Task prompt: Skip the pictures and repeat each line of the data exactly.

Dataset section:
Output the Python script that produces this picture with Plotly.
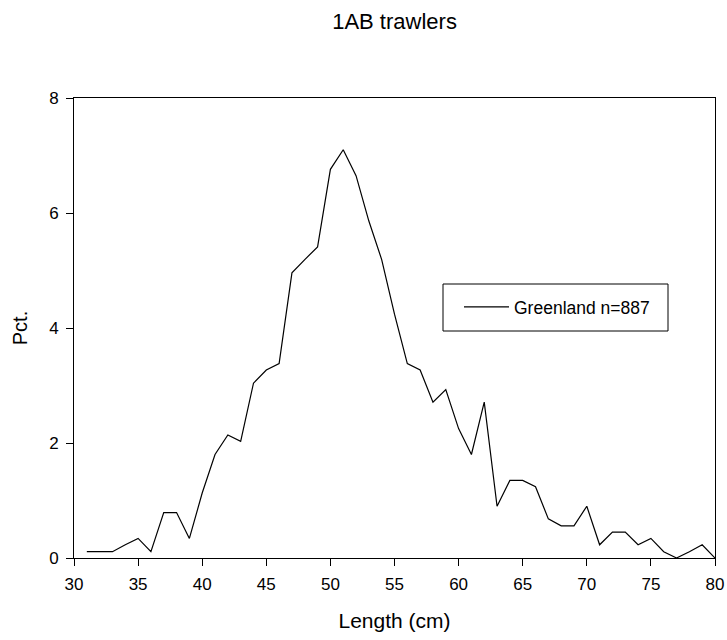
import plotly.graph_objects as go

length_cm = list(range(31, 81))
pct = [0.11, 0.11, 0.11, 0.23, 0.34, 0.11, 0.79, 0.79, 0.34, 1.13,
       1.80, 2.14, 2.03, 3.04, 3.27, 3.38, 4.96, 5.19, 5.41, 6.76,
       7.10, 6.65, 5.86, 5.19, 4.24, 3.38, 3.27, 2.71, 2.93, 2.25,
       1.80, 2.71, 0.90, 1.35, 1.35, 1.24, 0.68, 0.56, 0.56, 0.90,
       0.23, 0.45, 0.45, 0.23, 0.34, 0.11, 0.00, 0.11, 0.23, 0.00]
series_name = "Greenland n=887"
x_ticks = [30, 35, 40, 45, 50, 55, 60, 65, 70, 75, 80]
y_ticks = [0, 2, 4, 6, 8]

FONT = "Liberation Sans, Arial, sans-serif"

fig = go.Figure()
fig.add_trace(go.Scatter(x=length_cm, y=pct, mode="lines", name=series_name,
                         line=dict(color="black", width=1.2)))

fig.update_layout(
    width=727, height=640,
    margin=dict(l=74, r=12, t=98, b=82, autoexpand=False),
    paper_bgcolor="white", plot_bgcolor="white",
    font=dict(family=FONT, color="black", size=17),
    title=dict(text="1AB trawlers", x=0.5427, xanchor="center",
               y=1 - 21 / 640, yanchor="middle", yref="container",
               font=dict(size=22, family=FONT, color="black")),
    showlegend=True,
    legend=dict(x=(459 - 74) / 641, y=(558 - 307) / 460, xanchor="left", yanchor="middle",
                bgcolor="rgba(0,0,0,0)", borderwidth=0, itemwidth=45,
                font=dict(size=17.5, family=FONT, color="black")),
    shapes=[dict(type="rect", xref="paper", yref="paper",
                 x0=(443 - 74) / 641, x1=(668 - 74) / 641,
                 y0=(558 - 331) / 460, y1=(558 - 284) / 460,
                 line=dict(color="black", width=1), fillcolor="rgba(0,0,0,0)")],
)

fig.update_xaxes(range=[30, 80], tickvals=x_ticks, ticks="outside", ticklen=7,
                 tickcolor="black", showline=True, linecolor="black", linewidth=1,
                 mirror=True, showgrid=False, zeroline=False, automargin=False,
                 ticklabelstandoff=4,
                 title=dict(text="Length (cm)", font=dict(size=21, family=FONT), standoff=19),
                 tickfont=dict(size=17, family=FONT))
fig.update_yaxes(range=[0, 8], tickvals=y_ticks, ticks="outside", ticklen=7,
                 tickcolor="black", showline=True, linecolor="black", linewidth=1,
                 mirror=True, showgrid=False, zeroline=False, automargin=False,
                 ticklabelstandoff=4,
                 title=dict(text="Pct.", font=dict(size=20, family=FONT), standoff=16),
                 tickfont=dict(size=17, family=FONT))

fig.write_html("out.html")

The response:
Output the Python script that produces this picture with Plotly.
import plotly.graph_objects as go

length_cm = list(range(31, 81))
pct = [0.11, 0.11, 0.11, 0.23, 0.34, 0.11, 0.79, 0.79, 0.34, 1.13,
       1.80, 2.14, 2.03, 3.04, 3.27, 3.38, 4.96, 5.19, 5.41, 6.76,
       7.10, 6.65, 5.86, 5.19, 4.24, 3.38, 3.27, 2.71, 2.93, 2.25,
       1.80, 2.71, 0.90, 1.35, 1.35, 1.24, 0.68, 0.56, 0.56, 0.90,
       0.23, 0.45, 0.45, 0.23, 0.34, 0.11, 0.00, 0.11, 0.23, 0.00]
series_name = "Greenland n=887"
x_ticks = [30, 35, 40, 45, 50, 55, 60, 65, 70, 75, 80]
y_ticks = [0, 2, 4, 6, 8]

FONT = "Liberation Sans, Arial, sans-serif"

fig = go.Figure()
fig.add_trace(go.Scatter(x=length_cm, y=pct, mode="lines", name=series_name,
                         line=dict(color="black", width=1.2)))

fig.update_layout(
    width=727, height=640,
    margin=dict(l=74, r=12, t=98, b=82, autoexpand=False),
    paper_bgcolor="white", plot_bgcolor="white",
    font=dict(family=FONT, color="black", size=17),
    title=dict(text="1AB trawlers", x=0.5427, xanchor="center",
               y=1 - 21 / 640, yanchor="middle", yref="container",
               font=dict(size=22, family=FONT, color="black")),
    showlegend=True,
    legend=dict(x=(459 - 74) / 641, y=(558 - 307) / 460, xanchor="left", yanchor="middle",
                bgcolor="rgba(0,0,0,0)", borderwidth=0, itemwidth=45,
                font=dict(size=17.5, family=FONT, color="black")),
    shapes=[dict(type="rect", xref="paper", yref="paper",
                 x0=(443 - 74) / 641, x1=(668 - 74) / 641,
                 y0=(558 - 331) / 460, y1=(558 - 284) / 460,
                 line=dict(color="black", width=1), fillcolor="rgba(0,0,0,0)")],
)

fig.update_xaxes(range=[30, 80], tickvals=x_ticks, ticks="outside", ticklen=7,
                 tickcolor="black", showline=True, linecolor="black", linewidth=1,
                 mirror=True, showgrid=False, zeroline=False, automargin=False,
                 ticklabelstandoff=4,
                 title=dict(text="Length (cm)", font=dict(size=21, family=FONT), standoff=19),
                 tickfont=dict(size=17, family=FONT))
fig.update_yaxes(range=[0, 8], tickvals=y_ticks, ticks="outside", ticklen=7,
                 tickcolor="black", showline=True, linecolor="black", linewidth=1,
                 mirror=True, showgrid=False, zeroline=False, automargin=False,
                 ticklabelstandoff=4,
                 title=dict(text="Pct.", font=dict(size=20, family=FONT), standoff=16),
                 tickfont=dict(size=17, family=FONT))

fig.write_html("out.html")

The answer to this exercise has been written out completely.